* [Written problem]: For this exercise, repeat all of the material verbatim apart from its images.

* [Information shown]:
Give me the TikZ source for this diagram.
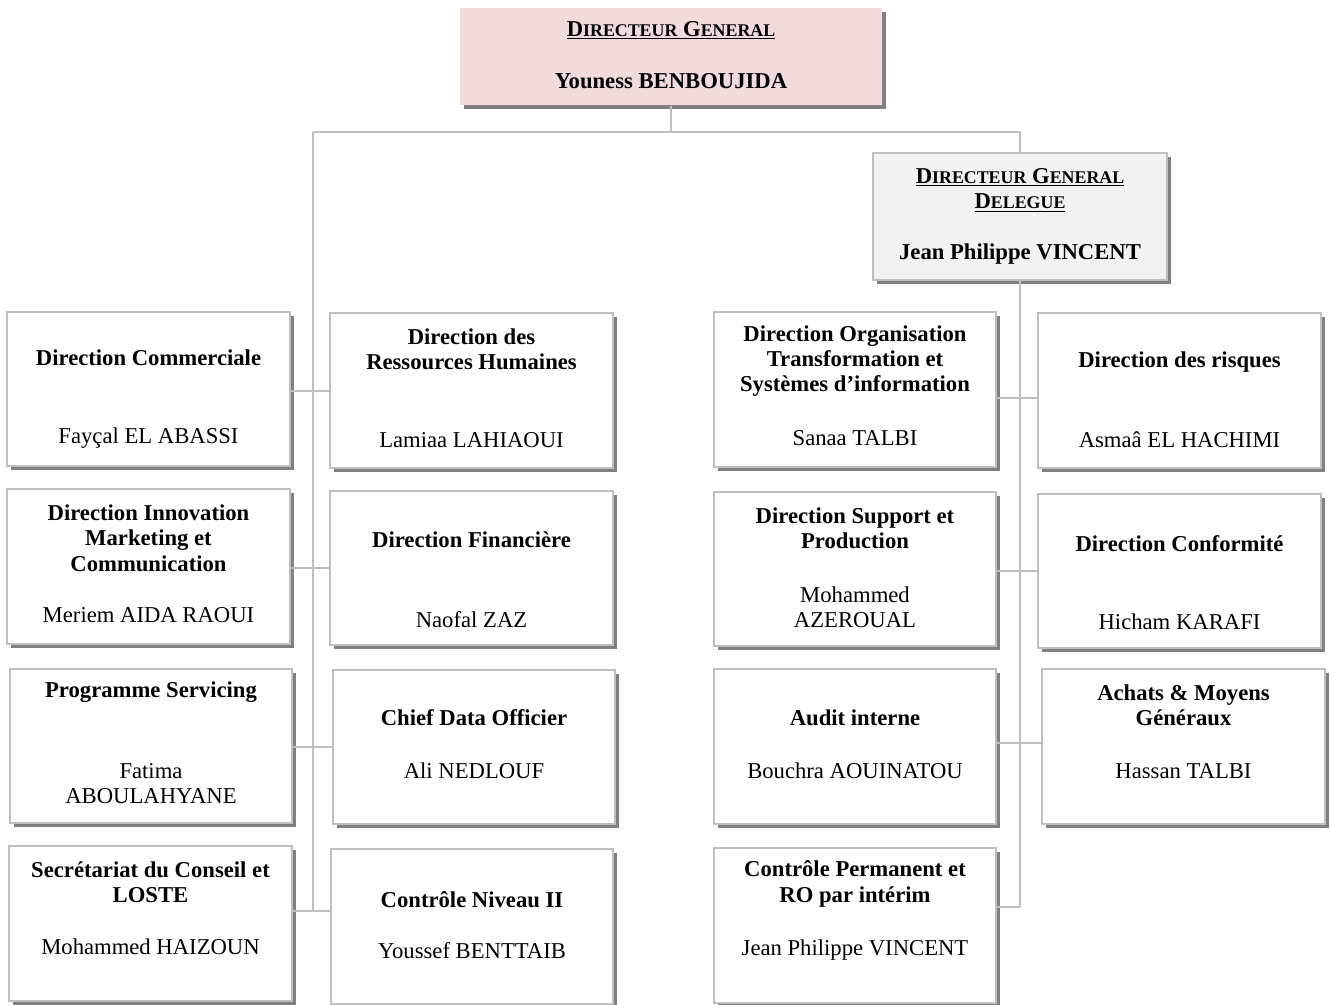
\documentclass[tikz,border=0pt]{standalone}
\usepackage{fontspec}
\setmainfont{Liberation Serif}
\usetikzlibrary{shadows}
\definecolor{dgpink}{HTML}{F2DCDB}
\definecolor{dgdgray}{HTML}{F2F2F2}
\newcommand{\smc}[1]{{\fontsize{13.4}{15}\selectfont #1}}
\tikzset{
	unitbox/.style={draw=gray!50, line width=1.5pt, fill=white, minimum width=212pt, minimum height=116pt,
		drop shadow={shadow xshift=3pt, shadow yshift=-3pt, fill=gray, opacity=1}},
	headtext/.style={font=\bfseries\fontsize{17}{19}\selectfont, align=center},
	nametext/.style={font=\fontsize{17}{19}\selectfont, align=center},
	link/.style={draw=gray!50, line width=1.5pt}
}
\begin{document}
\begin{tikzpicture}[x=0.75pt,y=-0.75pt]
	\useasboundingbox (0,0) rectangle (1330,1005);
	% direction generale
	\node[unitbox, fill=dgpink, draw=none, minimum width=316pt, minimum height=73pt] (dg) at (671,56.5) {};
	\node[headtext] (dg-t) at (671,30) {\underline{D\smc{IRECTEUR} G\smc{ENERAL}}};
	\node[headtext] (dg-n) at (671,81) {Youness BENBOUJIDA};
	\node[unitbox, fill=dgdgray, minimum width=220pt, minimum height=95pt] (dgd) at (1020,216.5) {};
	\node[headtext] (dgd-t) at (1020,190) {\underline{D\smc{IRECTEUR} G\smc{ENERAL}}\\\underline{D\smc{ELEGUE}}};
	\node[headtext] (dgd-n) at (1020,254) {Jean Philippe VINCENT};
	% colonne gauche
	\node[unitbox] (dc) at (148.5,389) {};
	\node[headtext] (dc-t) at (148.5,358) {Direction Commerciale};
	\node[nametext] (dc-n) at (148.5,438) {Fayçal EL ABASSI};
	\node[unitbox] (dimc) at (148.5,566.5) {};
	\node[headtext] (dimc-t) at (148.5,538) {Direction Innovation\\Marketing et\\Communication};
	\node[nametext] (dimc-n) at (148.5,615) {Meriem AIDA RAOUI};
	\node[unitbox] (ps) at (151,746) {};
	\node[headtext] (ps-t) at (151,692) {Programme Servicing};
	\node[nametext] (ps-n) at (151,783.5) {Fatima\\ABOULAHYANE};
	\node[unitbox] (sec) at (150.5,923.5) {};
	\node[headtext] (sec-t) at (150.5,882.5) {Secrétariat du Conseil et\\LOSTE};
	\node[nametext] (sec-n) at (150.5,947) {Mohammed HAIZOUN};
	\node[unitbox] (drh) at (471.5,390.5) {};
	\node[headtext] (drh-t) at (471.5,349) {Direction des\\Ressources Humaines};
	\node[nametext] (drh-n) at (471.5,440) {Lamiaa LAHIAOUI};
	\node[unitbox] (df) at (471.5,568) {};
	\node[headtext] (df-t) at (471.5,540) {Direction Financière};
	\node[nametext] (df-n) at (471.5,620) {Naofal ZAZ};
	\node[unitbox] (cdo) at (474,747) {};
	\node[headtext] (cdo-t) at (474,718) {Chief Data Officier};
	\node[nametext] (cdo-n) at (474,771) {Ali NEDLOUF};
	\node[unitbox] (cn2) at (472,926.5) {};
	\node[headtext] (cn2-t) at (472,900) {Contrôle Niveau II};
	\node[nametext] (cn2-n) at (472,951) {Youssef BENTTAIB};
	% colonne droite
	\node[unitbox] (dotsi) at (855,389.5) {};
	\node[headtext] (dotsi-t) at (855,361) {Direction Organisation\\Transformation et\\Systèmes d’information};
	\node[nametext] (dotsi-n) at (855,438) {Sanaa TALBI};
	\node[unitbox] (dsp) at (855,569) {};
	\node[headtext] (dsp-t) at (855,528.5) {Direction Support et\\Production};
	\node[nametext] (dsp-n) at (855,607.5) {Mohammed\\AZEROUAL};
	\node[unitbox] (ai) at (855,746.5) {};
	\node[headtext] (ai-t) at (855,718) {Audit interne};
	\node[nametext] (ai-n) at (855,771) {Bouchra AOUINATOU};
	\node[unitbox] (cp) at (855,925.5) {};
	\node[headtext] (cp-t) at (855,884) {Contrôle Permanent et\\RO par intérim};
	\node[nametext] (cp-n) at (855,950) {Jean Philippe VINCENT};
	\node[unitbox] (dr) at (1179.5,390.5) {};
	\node[headtext] (dr-t) at (1179.5,362) {Direction des risques};
	\node[nametext] (dr-n) at (1179.5,440) {Asmaâ EL HACHIMI};
	\node[unitbox] (dcf) at (1179.5,571) {};
	\node[headtext] (dcf-t) at (1179.5,544) {Direction Conformité};
	\node[nametext] (dcf-n) at (1179.5,622) {Hicham KARAFI};
	\node[unitbox] (amg) at (1183.5,746.5) {};
	\node[headtext] (amg-t) at (1183.5,705.5) {Achats \& Moyens\\Généraux};
	\node[nametext] (amg-n) at (1183.5,771) {Hassan TALBI};
	% liaisons
	\coordinate (tl) at (313,132);
	\coordinate (tr) at (1020,132);
	\coordinate (lb) at (313,911);
	\coordinate (l1) at (313,390.5);
	\coordinate (l2) at (313,567.5);
	\coordinate (l3) at (313,747);
	\coordinate (rb) at (1020,907);
	\coordinate (r1) at (1020,398);
	\coordinate (r2) at (1020,570.5);
	\coordinate (r3) at (1020,743);
	\draw[link] (dg.south) -- (dg.south |- tl);
	\draw[link] (tl) -- (tr) -- (dgd.north);
	\draw[link] (tl) -- (lb);
	\draw[link] (dc.east |- l1) -- (drh.west |- l1);
	\draw[link] (dimc.east |- l2) -- (df.west |- l2);
	\draw[link] (ps.east |- l3) -- (cdo.west |- l3);
	\draw[link] (sec.east |- lb) -- (cn2.west |- lb);
	\draw[link] (dgd.south) -- (rb);
	\draw[link] (dotsi.east |- r1) -- (dr.west |- r1);
	\draw[link] (dsp.east |- r2) -- (dcf.west |- r2);
	\draw[link] (ai.east |- r3) -- (amg.west |- r3);
	\draw[link] (cp.east |- rb) -- (rb);
\end{tikzpicture}
\end{document}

* [Task result]:
Give me the TikZ source for this diagram.
\documentclass[tikz,border=0pt]{standalone}
\usepackage{fontspec}
\setmainfont{Liberation Serif}
\usetikzlibrary{shadows}
\definecolor{dgpink}{HTML}{F2DCDB}
\definecolor{dgdgray}{HTML}{F2F2F2}
\newcommand{\smc}[1]{{\fontsize{13.4}{15}\selectfont #1}}
\tikzset{
	unitbox/.style={draw=gray!50, line width=1.5pt, fill=white, minimum width=212pt, minimum height=116pt,
		drop shadow={shadow xshift=3pt, shadow yshift=-3pt, fill=gray, opacity=1}},
	headtext/.style={font=\bfseries\fontsize{17}{19}\selectfont, align=center},
	nametext/.style={font=\fontsize{17}{19}\selectfont, align=center},
	link/.style={draw=gray!50, line width=1.5pt}
}
\begin{document}
\begin{tikzpicture}[x=0.75pt,y=-0.75pt]
	\useasboundingbox (0,0) rectangle (1330,1005);
	% direction generale
	\node[unitbox, fill=dgpink, draw=none, minimum width=316pt, minimum height=73pt] (dg) at (671,56.5) {};
	\node[headtext] (dg-t) at (671,30) {\underline{D\smc{IRECTEUR} G\smc{ENERAL}}};
	\node[headtext] (dg-n) at (671,81) {Youness BENBOUJIDA};
	\node[unitbox, fill=dgdgray, minimum width=220pt, minimum height=95pt] (dgd) at (1020,216.5) {};
	\node[headtext] (dgd-t) at (1020,190) {\underline{D\smc{IRECTEUR} G\smc{ENERAL}}\\\underline{D\smc{ELEGUE}}};
	\node[headtext] (dgd-n) at (1020,254) {Jean Philippe VINCENT};
	% colonne gauche
	\node[unitbox] (dc) at (148.5,389) {};
	\node[headtext] (dc-t) at (148.5,358) {Direction Commerciale};
	\node[nametext] (dc-n) at (148.5,438) {Fayçal EL ABASSI};
	\node[unitbox] (dimc) at (148.5,566.5) {};
	\node[headtext] (dimc-t) at (148.5,538) {Direction Innovation\\Marketing et\\Communication};
	\node[nametext] (dimc-n) at (148.5,615) {Meriem AIDA RAOUI};
	\node[unitbox] (ps) at (151,746) {};
	\node[headtext] (ps-t) at (151,692) {Programme Servicing};
	\node[nametext] (ps-n) at (151,783.5) {Fatima\\ABOULAHYANE};
	\node[unitbox] (sec) at (150.5,923.5) {};
	\node[headtext] (sec-t) at (150.5,882.5) {Secrétariat du Conseil et\\LOSTE};
	\node[nametext] (sec-n) at (150.5,947) {Mohammed HAIZOUN};
	\node[unitbox] (drh) at (471.5,390.5) {};
	\node[headtext] (drh-t) at (471.5,349) {Direction des\\Ressources Humaines};
	\node[nametext] (drh-n) at (471.5,440) {Lamiaa LAHIAOUI};
	\node[unitbox] (df) at (471.5,568) {};
	\node[headtext] (df-t) at (471.5,540) {Direction Financière};
	\node[nametext] (df-n) at (471.5,620) {Naofal ZAZ};
	\node[unitbox] (cdo) at (474,747) {};
	\node[headtext] (cdo-t) at (474,718) {Chief Data Officier};
	\node[nametext] (cdo-n) at (474,771) {Ali NEDLOUF};
	\node[unitbox] (cn2) at (472,926.5) {};
	\node[headtext] (cn2-t) at (472,900) {Contrôle Niveau II};
	\node[nametext] (cn2-n) at (472,951) {Youssef BENTTAIB};
	% colonne droite
	\node[unitbox] (dotsi) at (855,389.5) {};
	\node[headtext] (dotsi-t) at (855,361) {Direction Organisation\\Transformation et\\Systèmes d’information};
	\node[nametext] (dotsi-n) at (855,438) {Sanaa TALBI};
	\node[unitbox] (dsp) at (855,569) {};
	\node[headtext] (dsp-t) at (855,528.5) {Direction Support et\\Production};
	\node[nametext] (dsp-n) at (855,607.5) {Mohammed\\AZEROUAL};
	\node[unitbox] (ai) at (855,746.5) {};
	\node[headtext] (ai-t) at (855,718) {Audit interne};
	\node[nametext] (ai-n) at (855,771) {Bouchra AOUINATOU};
	\node[unitbox] (cp) at (855,925.5) {};
	\node[headtext] (cp-t) at (855,884) {Contrôle Permanent et\\RO par intérim};
	\node[nametext] (cp-n) at (855,950) {Jean Philippe VINCENT};
	\node[unitbox] (dr) at (1179.5,390.5) {};
	\node[headtext] (dr-t) at (1179.5,362) {Direction des risques};
	\node[nametext] (dr-n) at (1179.5,440) {Asmaâ EL HACHIMI};
	\node[unitbox] (dcf) at (1179.5,571) {};
	\node[headtext] (dcf-t) at (1179.5,544) {Direction Conformité};
	\node[nametext] (dcf-n) at (1179.5,622) {Hicham KARAFI};
	\node[unitbox] (amg) at (1183.5,746.5) {};
	\node[headtext] (amg-t) at (1183.5,705.5) {Achats \& Moyens\\Généraux};
	\node[nametext] (amg-n) at (1183.5,771) {Hassan TALBI};
	% liaisons
	\coordinate (tl) at (313,132);
	\coordinate (tr) at (1020,132);
	\coordinate (lb) at (313,911);
	\coordinate (l1) at (313,390.5);
	\coordinate (l2) at (313,567.5);
	\coordinate (l3) at (313,747);
	\coordinate (rb) at (1020,907);
	\coordinate (r1) at (1020,398);
	\coordinate (r2) at (1020,570.5);
	\coordinate (r3) at (1020,743);
	\draw[link] (dg.south) -- (dg.south |- tl);
	\draw[link] (tl) -- (tr) -- (dgd.north);
	\draw[link] (tl) -- (lb);
	\draw[link] (dc.east |- l1) -- (drh.west |- l1);
	\draw[link] (dimc.east |- l2) -- (df.west |- l2);
	\draw[link] (ps.east |- l3) -- (cdo.west |- l3);
	\draw[link] (sec.east |- lb) -- (cn2.west |- lb);
	\draw[link] (dgd.south) -- (rb);
	\draw[link] (dotsi.east |- r1) -- (dr.west |- r1);
	\draw[link] (dsp.east |- r2) -- (dcf.west |- r2);
	\draw[link] (ai.east |- r3) -- (amg.west |- r3);
	\draw[link] (cp.east |- rb) -- (rb);
\end{tikzpicture}
\end{document}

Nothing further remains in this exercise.